- How can preservice teachers be prepared to teach in a TWI setting? What information and skills do they need in order to be effective in TWI programs?
- What are some useful and appropriate supports for new TWI immersion teachers?
- What are some useful strategies that team teachers can use to communicate student progress and coordinate lesson planning? What does teaming look like in a TWI setting?
2. What are some useful and appropriate supports for new TWI immersion teachers?
There is a limited research base in this area, but respondents stressed that in TWI settings, as in other educational settings, mentoring and peer coaching are two reliable and appropriate supports for new teachers. At Nestor Elementary’s 90/10 program in San Diego, new teachers are placed with a veteran TWI teacher at the same grade level. This veteran teacher is to be their mentor and to provide training and guidance throughout the year. In addition, the TWI resource teacher provides new teachers with a program overview and meets with them periodically throughout the year to provide support as needed.
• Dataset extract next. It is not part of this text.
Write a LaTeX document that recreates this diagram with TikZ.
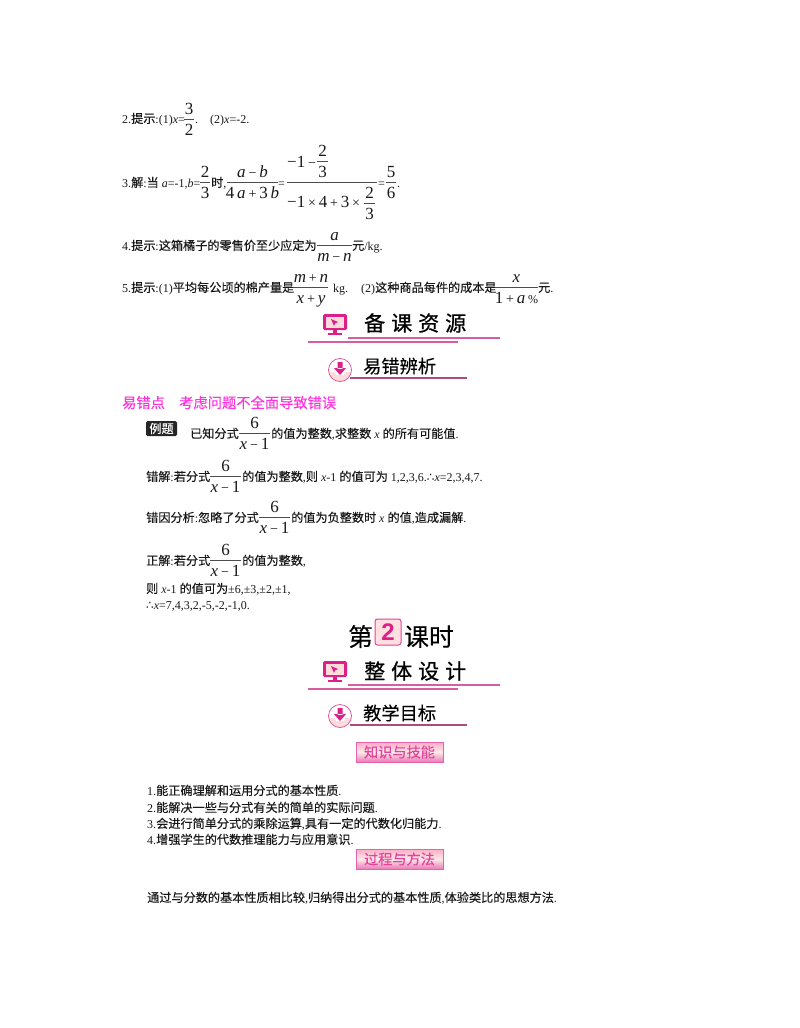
\documentclass[tikz,border=0pt]{standalone}
\usepackage{fontspec}
\setmainfont{Liberation Serif}
\newfontfamily\cjk[Scale=1.012,FakeBold=0.15]{Noto Sans CJK SC}
\newfontfamily\cjkhead[FakeBold=0.8]{Noto Sans CJK SC}
\newfontfamily\symf{DejaVu Sans}
\newfontfamily\numf{Liberation Sans}
\usetikzlibrary{calc}
\newcommand{\C}[1]{{\cjk #1}}
\newcommand{\I}[1]{\textit{#1}}
\newcommand{\Th}{{\symf\fontsize{12}{12}\selectfont ∴}}
\newcounter{nid}
\definecolor{rulepink}{HTML}{D85CA0}
\definecolor{iconpink}{HTML}{DC2088}
\definecolor{hotpink}{HTML}{FF33DD}
\tikzset{
  x=1pt,y=-1pt,
  txt/.style={anchor=base west,inner sep=0pt,font=\fontsize{12}{14}\selectfont,text=black!90},
  fracnum/.style={anchor=base,inner sep=0pt,font=\fontsize{17}{19}\selectfont,text=black!90},
  head/.style={anchor=base west,inner sep=0pt,font=\cjkhead\fontsize{21}{24}\selectfont,text=black},
  subhead/.style={anchor=base west,inner sep=0pt,font=\cjk\fontsize{18}{20}\selectfont,text=black},
  redhead/.style={anchor=base west,inner sep=0pt,font=\cjk\fontsize{14.1}{16}\selectfont,text=hotpink},
  barline/.style={line width=0.8pt,black!70},
  hrule/.style={line width=1.2pt,rulepink},
  hruledark/.style={line width=1.2pt,rulepink!80!black},
  banner/.style={draw=iconpink!70,line width=0.6pt,top color=pink!90!magenta,bottom color=iconpink!60,middle color=white!65!pink,inner sep=0pt,minimum width=87pt,minimum height=20pt,font=\cjk\fontsize{14}{16}\selectfont,text=iconpink!85}
}
\newcommand{\T}[3]{\stepcounter{nid}\node[txt] (t\arabic{nid}) at (#1,#2) {#3};}
% \Fr{x1}{x2}{ybar}{num}{den}
\newcommand{\Fr}[5]{\stepcounter{nid}
  \draw[barline] (#1,#3) -- (#2,#3);
  \node[fracnum] (n\arabic{nid}) at ({(#1+#2)/2},#3-4.5) {#4};
  \node[fracnum] (d\arabic{nid}) at ({(#1+#2)/2},#3+16) {#5};}
\newcommand{\Mon}[2]{% top-left corner x,y
  \begin{scope}[shift={(#1,#2)}]
    \fill[iconpink,rounded corners=1.5pt] (0,0) rectangle (24,16);
    \fill[pink!55] (3,2.5) rectangle (21,13.5);
    \fill[iconpink] (8,5) -- (15,8) -- (12,9.5) -- (11,12) -- cycle;
    \fill[iconpink] (10,16) rectangle (14,19);
    \fill[iconpink] (5,19) rectangle (19,21);
  \end{scope}}
\newcommand{\Dl}[2]{% centre
  \begin{scope}[shift={(#1,#2)}]
    \fill[white] (0,0) circle (11.5);
    \begin{scope}
      \clip (0,0) circle (11.5);
      \fill[pink!55] (-12,2) -- (-5,2) -- (-4,5) -- (4,5) -- (5,2) -- (12,2) -- (12,12) -- (-12,12) -- cycle;
    \end{scope}
    \draw[rulepink,line width=0.8pt] (0,0) circle (11.5);
    \fill[iconpink] (-2.5,-8) rectangle (2.5,-1) (-6,-2) -- (6,-2) -- (0,5) -- cycle;
  \end{scope}}
\newcommand{\Mn}{{\fontsize{14}{14}\selectfont −}}
\newcommand{\Pl}{{\fontsize{14}{14}\selectfont +}}
\newcommand{\Tm}{{\fontsize{14}{14}\selectfont ×}}
\newcommand{\xmo}{\I{x}\,\Mn\,1}
\begin{document}
\begin{tikzpicture}
\useasboundingbox (0,0) rectangle (800,1028);
\fill[white] (0,0) rectangle (800,1028);
% 2
\T{122}{123}{2.\C{提示}:(1)\I{x}=}
\Fr{184}{194}{119}{3}{2}
\T{195}{123}{.}
\T{210}{123}{(2)\I{x}=-2.}
% 3
\T{122}{187}{3.\C{解}:\C{当} \I{a}=-1,\I{b}=}
\Fr{200}{210}{182}{2}{3}
\T{211}{187}{\C{时},}
\Fr{227}{278}{182}{\I{a}\,\Mn\,\I{b}}{4\,\I{a}\,\Pl\,3\,\I{b}}
\T{278}{187}{=}
\draw[barline] (287,182) -- (377,182);
\stepcounter{nid}\node[fracnum,anchor=base west] (m1) at (287,167) {−1\,\Mn};
\Fr{317}{328}{161}{2}{3}
\stepcounter{nid}\node[fracnum,anchor=base west] (m2) at (287,207) {−1\,\Tm\,4\,\Pl\,3\,\Tm};
\Fr{364}{375}{203}{2}{3}
\T{378}{187}{=}
\Fr{386}{396}{182}{5}{6}
\T{397}{187}{.}
% 4
\T{122}{250}{4.\C{提示}:\C{这箱橘子的零售价至少应定为}}
\Fr{317}{352}{245}{\I{a}}{\I{m}\,\Mn\,\I{n}}
\T{352}{250}{\C{元}/kg.}
% 5
\T{122}{292}{5.\C{提示}:(1)\C{平均每公顷的棉产量是}}
\Fr{294}{328}{287}{\I{m}\,\Pl\,\I{n}}{\I{x}\,\Pl\,\I{y}}
\T{333}{292}{kg.}
\T{361}{292}{(2)\C{这种商品每件的成本是}}
\Fr{495}{538}{287}{\I{x}}{1\,\Pl\,\I{a}\,{\fontsize{12}{14}\selectfont \%}}
\T{538}{292}{\C{元}.}
% header 1
\Mon{323}{314}
\node[head] (h1) at (364,331) {备\hspace{6pt}课\hspace{6pt}资\hspace{6pt}源};
\draw[hrule] (348,338) -- (500,338);
\draw[hrule] (308,342) -- (458,342);
\Dl{340}{370}
\node[subhead] (h2) at (363,373) {易错辨析};
\draw[hruledark] (350,378) -- (467,378);
% red head
\node[redhead] (r1) at (122,408) {易错点};
\node[redhead] (r2) at (179,408) {考虑问题不全面导致错误};
% example
\node[fill=black!85,rounded corners=1.5pt,minimum width=31pt,minimum height=15pt,inner sep=0pt,text=white,font=\cjk\fontsize{12}{14}\selectfont] (tag) at (161.5,428.5) {例题};
\T{190}{438}{\C{已知分式}}
\Fr{239}{270}{433}{6}{\xmo}
\T{271}{438}{\C{的值为整数},\C{求整数} \I{x} \C{的所有可能值}.}
\T{146}{481}{\C{错解}:\C{若分式}}
\Fr{210}{241}{476}{6}{\xmo}
\T{242}{481}{\C{的值为整数},\C{则} \I{x}-1 \C{的值可为} 1,2,3,6.\Th\I{x}=2,3,4,7.}
\T{146}{522}{\C{错因分析}:\C{忽略了分式}}
\Fr{259}{290}{517}{6}{\xmo}
\T{291}{522}{\C{的值为负整数时} \I{x} \C{的值},\C{造成漏解}.}
\T{146}{565}{\C{正解}:\C{若分式}}
\Fr{210}{241}{560}{6}{\xmo}
\T{242}{565}{\C{的值为整数},}
\T{146}{593}{\C{则} \I{x}-1 \C{的值可为}±6,±3,±2,±1,}
\T{146}{609}{\Th\I{x}=7,4,3,2,-5,-2,-1,0.}
% lesson title
\node[anchor=base west,inner sep=0pt,font=\cjk\fontsize{24.5}{28}\selectfont,text=black] (k1) at (348,646) {第};
\node[draw=iconpink!85,line width=1pt,fill=pink!50,rounded corners=2.5pt,minimum width=26pt,minimum height=26pt,inner sep=0pt,text=iconpink,font=\numf\bfseries\fontsize{24}{26}\selectfont] (k2) at (388,632) {2};
\node[anchor=base west,inner sep=0pt,font=\cjk\fontsize{24.5}{28}\selectfont,text=black] (k3) at (404,646) {课时};
% header 2
\Mon{323}{661}
\node[head] (h3) at (364,679) {整\hspace{6pt}体\hspace{6pt}设\hspace{6pt}计};
\draw[hrule] (348,685) -- (500,685);
\draw[hrule] (308,689) -- (458,689);
\Dl{340}{716}
\node[subhead] (h4) at (363,720) {教学目标};
\draw[hruledark] (350,725) -- (467,725);
\node[banner] (b1) at (399.5,752) {知识与技能};
\T{147}{795}{1.\C{能正确理解和运用分式的基本性质}.}
\T{147}{812}{2.\C{能解决一些与分式有关的简单的实际问题}.}
\T{147}{828}{3.\C{会进行简单分式的乘除运算},\C{具有一定的代数化归能力}.}
\T{147}{844}{4.\C{增强学生的代数推理能力与应用意识}.}
\node[banner] (b2) at (399.5,859) {过程与方法};
\T{147}{902}{\C{通过与分数的基本性质相比较},\C{归纳得出分式的基本性质},\C{体验类比的思想方法}.}
\end{tikzpicture}
\end{document}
Likewise, at Key Elementary’s 50/50 program in Arlington, VA, the district provides a mentor for every new teacher, as they do for all new teachers in the district.
Other suggested supports for new teachers include the following:
- A resource teacher in the classroom or an assistant to help with differentiated instruction.
- Resources for teaching and evaluating the different components of language and content that are to be covered at a particular grade level and in a particular language (e.g., language and content standards, and lesson plan templates and examples such as those provided in this toolkit).
- Assistance with lesson planning from a mentor or another teacher at the same grade level.
- Opportunities for informal conversations and the exchange of ideas, such as school social gatherings.
- Workshops and other inservice professional development opportunities.
- Conferences, particularly those that focus on teaching in bilingual and/or TWI environments.
- Suggestions about how to be proactive and engaged with parents, for example, through a weekly newsletter in both program languages.
- Teacher research activities such as peer ethnography (e.g., Calderón, 1995) that promote discussion and reflection on teaching practices.
Other needed supports, based on interviews with teachers in the Amigos 50/50 program in Cambridge, MA (Cazabon, Lambert, & Heise-Baigorria, 2002) are as follows:
- Common planning time;
- High quality pedagogical materials in the partner language;
- Flexibility when scheduling specials (i.e. art, music, PE, library, etc.);
- In-class supports, such as paraprofessionals, volunteers, and interns;
- In-class coaching model for staff development;
- Help in working together with other program teachers as a team; and
- Networking with staff from other TWI programs. For new programs, it is possible to set up teacher mentoring programs with experienced teachers at more established programs in the area (or online mentoring with teachers in a school that is farther away).